* [Stated problem] Below this line is the material. Write out only its lines from the one containing "What seaborn and" through the one containing "30.85, 30.0, 29.2, 28.45, 27.75, 27.2]", both kept, exactly.

* [Input for this task]
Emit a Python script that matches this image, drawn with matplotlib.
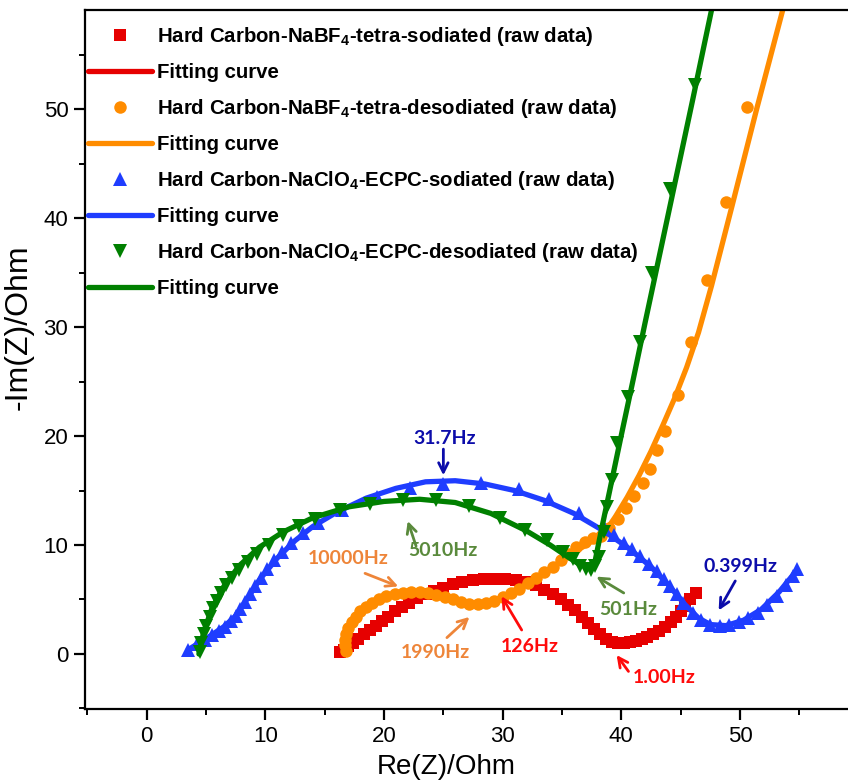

...

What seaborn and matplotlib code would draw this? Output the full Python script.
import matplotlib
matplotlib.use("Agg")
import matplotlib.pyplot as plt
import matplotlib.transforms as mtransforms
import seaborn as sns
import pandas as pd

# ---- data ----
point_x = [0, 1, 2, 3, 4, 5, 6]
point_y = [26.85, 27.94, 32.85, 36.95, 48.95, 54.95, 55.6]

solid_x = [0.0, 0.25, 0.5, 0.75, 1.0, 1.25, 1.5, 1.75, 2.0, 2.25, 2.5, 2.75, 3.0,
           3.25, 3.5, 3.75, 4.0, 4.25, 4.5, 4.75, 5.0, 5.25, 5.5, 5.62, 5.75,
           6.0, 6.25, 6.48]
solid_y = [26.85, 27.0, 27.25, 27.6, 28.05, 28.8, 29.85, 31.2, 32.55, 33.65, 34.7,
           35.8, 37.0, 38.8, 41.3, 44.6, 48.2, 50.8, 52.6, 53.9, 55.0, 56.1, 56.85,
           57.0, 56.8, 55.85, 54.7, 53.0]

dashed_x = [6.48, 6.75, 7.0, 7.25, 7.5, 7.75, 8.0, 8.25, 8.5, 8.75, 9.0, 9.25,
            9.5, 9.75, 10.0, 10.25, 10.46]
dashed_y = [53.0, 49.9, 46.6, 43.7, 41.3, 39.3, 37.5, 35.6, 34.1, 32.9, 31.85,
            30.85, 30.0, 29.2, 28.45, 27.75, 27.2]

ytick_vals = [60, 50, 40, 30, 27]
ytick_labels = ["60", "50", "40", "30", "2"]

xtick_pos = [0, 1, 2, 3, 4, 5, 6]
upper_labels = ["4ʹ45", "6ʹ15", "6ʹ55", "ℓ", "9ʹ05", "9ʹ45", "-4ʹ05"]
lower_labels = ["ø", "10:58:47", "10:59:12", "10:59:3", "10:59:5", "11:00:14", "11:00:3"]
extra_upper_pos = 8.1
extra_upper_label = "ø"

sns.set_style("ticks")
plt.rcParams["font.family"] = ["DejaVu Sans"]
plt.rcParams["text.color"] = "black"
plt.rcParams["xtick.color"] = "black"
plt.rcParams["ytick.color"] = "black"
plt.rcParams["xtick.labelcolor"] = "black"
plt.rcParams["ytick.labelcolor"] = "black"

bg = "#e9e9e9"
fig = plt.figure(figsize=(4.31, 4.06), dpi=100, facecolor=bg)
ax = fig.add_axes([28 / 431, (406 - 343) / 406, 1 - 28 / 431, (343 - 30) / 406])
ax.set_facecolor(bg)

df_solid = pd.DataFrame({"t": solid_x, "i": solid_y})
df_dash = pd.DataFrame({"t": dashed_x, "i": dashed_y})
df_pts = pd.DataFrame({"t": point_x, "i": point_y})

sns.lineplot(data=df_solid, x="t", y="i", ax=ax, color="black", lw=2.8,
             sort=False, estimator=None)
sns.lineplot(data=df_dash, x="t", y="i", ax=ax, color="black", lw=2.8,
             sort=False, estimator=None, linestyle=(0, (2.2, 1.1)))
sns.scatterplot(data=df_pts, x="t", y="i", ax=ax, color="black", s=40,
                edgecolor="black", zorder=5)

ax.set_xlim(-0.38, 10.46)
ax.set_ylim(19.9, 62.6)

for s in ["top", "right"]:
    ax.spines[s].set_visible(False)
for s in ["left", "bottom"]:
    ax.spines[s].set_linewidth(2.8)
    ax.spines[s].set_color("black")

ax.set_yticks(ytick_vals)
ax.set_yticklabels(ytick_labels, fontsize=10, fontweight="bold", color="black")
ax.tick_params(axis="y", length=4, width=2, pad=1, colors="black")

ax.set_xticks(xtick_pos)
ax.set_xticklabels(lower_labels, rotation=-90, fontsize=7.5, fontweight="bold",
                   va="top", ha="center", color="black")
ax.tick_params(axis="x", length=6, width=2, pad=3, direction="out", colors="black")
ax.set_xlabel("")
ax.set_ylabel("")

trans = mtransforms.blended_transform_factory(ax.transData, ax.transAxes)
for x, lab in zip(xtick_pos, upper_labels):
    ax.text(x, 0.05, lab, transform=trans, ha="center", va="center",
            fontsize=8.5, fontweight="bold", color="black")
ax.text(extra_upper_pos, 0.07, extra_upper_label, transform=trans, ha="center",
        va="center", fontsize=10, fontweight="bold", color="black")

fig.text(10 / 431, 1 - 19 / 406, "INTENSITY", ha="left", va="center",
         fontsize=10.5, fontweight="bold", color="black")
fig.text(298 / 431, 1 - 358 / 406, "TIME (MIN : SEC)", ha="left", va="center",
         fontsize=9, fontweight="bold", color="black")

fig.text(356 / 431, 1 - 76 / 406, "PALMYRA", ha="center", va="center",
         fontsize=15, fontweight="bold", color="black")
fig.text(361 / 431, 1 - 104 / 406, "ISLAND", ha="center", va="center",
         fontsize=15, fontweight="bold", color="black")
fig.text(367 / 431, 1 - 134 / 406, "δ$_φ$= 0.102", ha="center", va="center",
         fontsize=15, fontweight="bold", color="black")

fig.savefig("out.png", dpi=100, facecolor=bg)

---

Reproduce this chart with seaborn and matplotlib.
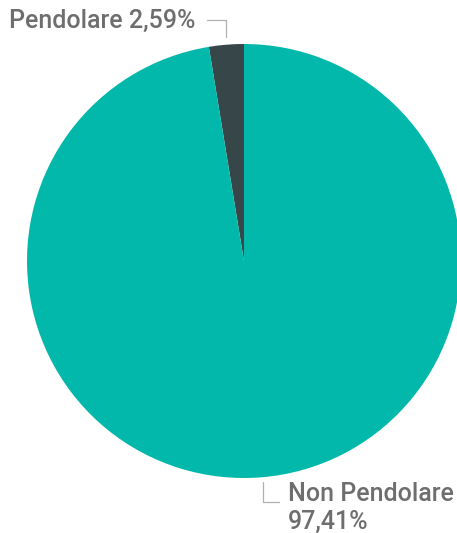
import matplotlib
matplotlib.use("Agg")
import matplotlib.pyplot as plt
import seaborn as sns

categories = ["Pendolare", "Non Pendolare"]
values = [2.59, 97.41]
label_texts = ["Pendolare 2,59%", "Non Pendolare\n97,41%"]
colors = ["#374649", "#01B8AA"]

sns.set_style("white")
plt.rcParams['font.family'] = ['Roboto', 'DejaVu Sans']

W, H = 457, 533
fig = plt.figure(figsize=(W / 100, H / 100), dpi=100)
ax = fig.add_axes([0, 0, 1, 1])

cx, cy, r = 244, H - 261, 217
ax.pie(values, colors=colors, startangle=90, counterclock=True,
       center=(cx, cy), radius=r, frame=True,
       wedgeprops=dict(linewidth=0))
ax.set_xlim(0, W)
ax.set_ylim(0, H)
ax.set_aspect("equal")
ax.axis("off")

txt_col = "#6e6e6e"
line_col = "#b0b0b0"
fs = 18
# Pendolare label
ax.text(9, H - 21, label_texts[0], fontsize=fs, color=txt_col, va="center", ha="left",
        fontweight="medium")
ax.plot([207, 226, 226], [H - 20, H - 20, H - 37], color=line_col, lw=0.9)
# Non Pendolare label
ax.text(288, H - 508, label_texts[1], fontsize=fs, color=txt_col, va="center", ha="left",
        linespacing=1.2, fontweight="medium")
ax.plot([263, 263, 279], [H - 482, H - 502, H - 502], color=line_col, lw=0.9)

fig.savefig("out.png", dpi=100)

* [The output]
What seaborn and matplotlib code would draw this? Output the full Python script.
import matplotlib
matplotlib.use("Agg")
import matplotlib.pyplot as plt
import matplotlib.transforms as mtransforms
import seaborn as sns
import pandas as pd

# ---- data ----
point_x = [0, 1, 2, 3, 4, 5, 6]
point_y = [26.85, 27.94, 32.85, 36.95, 48.95, 54.95, 55.6]

solid_x = [0.0, 0.25, 0.5, 0.75, 1.0, 1.25, 1.5, 1.75, 2.0, 2.25, 2.5, 2.75, 3.0,
           3.25, 3.5, 3.75, 4.0, 4.25, 4.5, 4.75, 5.0, 5.25, 5.5, 5.62, 5.75,
           6.0, 6.25, 6.48]
solid_y = [26.85, 27.0, 27.25, 27.6, 28.05, 28.8, 29.85, 31.2, 32.55, 33.65, 34.7,
           35.8, 37.0, 38.8, 41.3, 44.6, 48.2, 50.8, 52.6, 53.9, 55.0, 56.1, 56.85,
           57.0, 56.8, 55.85, 54.7, 53.0]

dashed_x = [6.48, 6.75, 7.0, 7.25, 7.5, 7.75, 8.0, 8.25, 8.5, 8.75, 9.0, 9.25,
            9.5, 9.75, 10.0, 10.25, 10.46]
dashed_y = [53.0, 49.9, 46.6, 43.7, 41.3, 39.3, 37.5, 35.6, 34.1, 32.9, 31.85,
            30.85, 30.0, 29.2, 28.45, 27.75, 27.2]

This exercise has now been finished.